Landini avrebbe ragione se l’intero tessuto produttivo fosse fatto di imprese metalmeccaniche. Ma non è così. Se eliminiamo i buoni-lavoro, nessuno si prenderà la briga di aprire una posizione all’Inps e dotarsi di un libro-paga e matricola per ingaggiare una persona per la raccolta delle olive, che dura tre giorni, oppure per pagare la professoressa che dà ripetizioni di matematica a suo figlio un’ora alla settimana, o per pagare lo studente a cui ha affidato lo sgombero della cantina. È giusto impedire che i voucher vengano utilizzati per pagare un muratore in un cantiere edile; ma nella gran maggioranza dei casi non è di questo che si tratta. Stiamo attenti a non buttar via il bambino con l’acqua sporca.
Secondo i dati diffusi oggi però il lavoro cala ancora per gli under 35, la fascia più esposta a precariato e voucher…
Ma Landini e Camusso pensano forse che abolendo i voucher l’occupazione giovanile aumenterebbe?
E cosa pensa del quesito in materia di appalti?

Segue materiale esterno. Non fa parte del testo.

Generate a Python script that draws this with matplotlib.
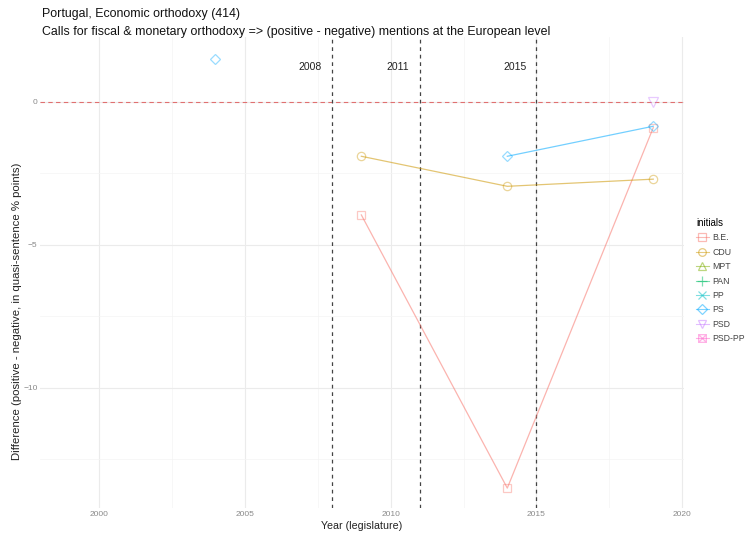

La norma che si vuole abrogare è quella che consente al contratto collettivo nazionale di derogare alla disciplina della corresponsabilità solidale tra committente e appaltatore verso i lavoratori. La possibilità di questa deroga in diverse occasioni è quella che fa la differenza tra continuare a lavorare o chiudere per mancanza di commesse. Togliere spazio alla contrattazione collettiva non è mai una buona politica.
Se si optasse per dei correttivi, come giudica la proposta del ministro Martina di mantenere i buoni lavoro solo per «studenti, pensionati e lavoratori in Cigs?
In questo ordine di idee, invece che delimitare i soggetti che possono essere pagati coi voucher, mi parrebbe meglio individuare i tipi di lavoro che non possono essere pagati coi voucher: per esempio quello del muratore in un cantiere edile, o comunque il lavoro che corrisponde all’attività normale dell’impresa e non ha alcun carattere di occasionalità.
In definitiva: meglio urne anticipate, come qualcuno caldeggia anche per disinnescare il referendum?
Ci sono diversi motivi per anticipare la fine di questa legislatura. Tra questi non metterei quello di impedire la parte del referendum che verrà ritenuta ammissibile dalla Corte costituzionale.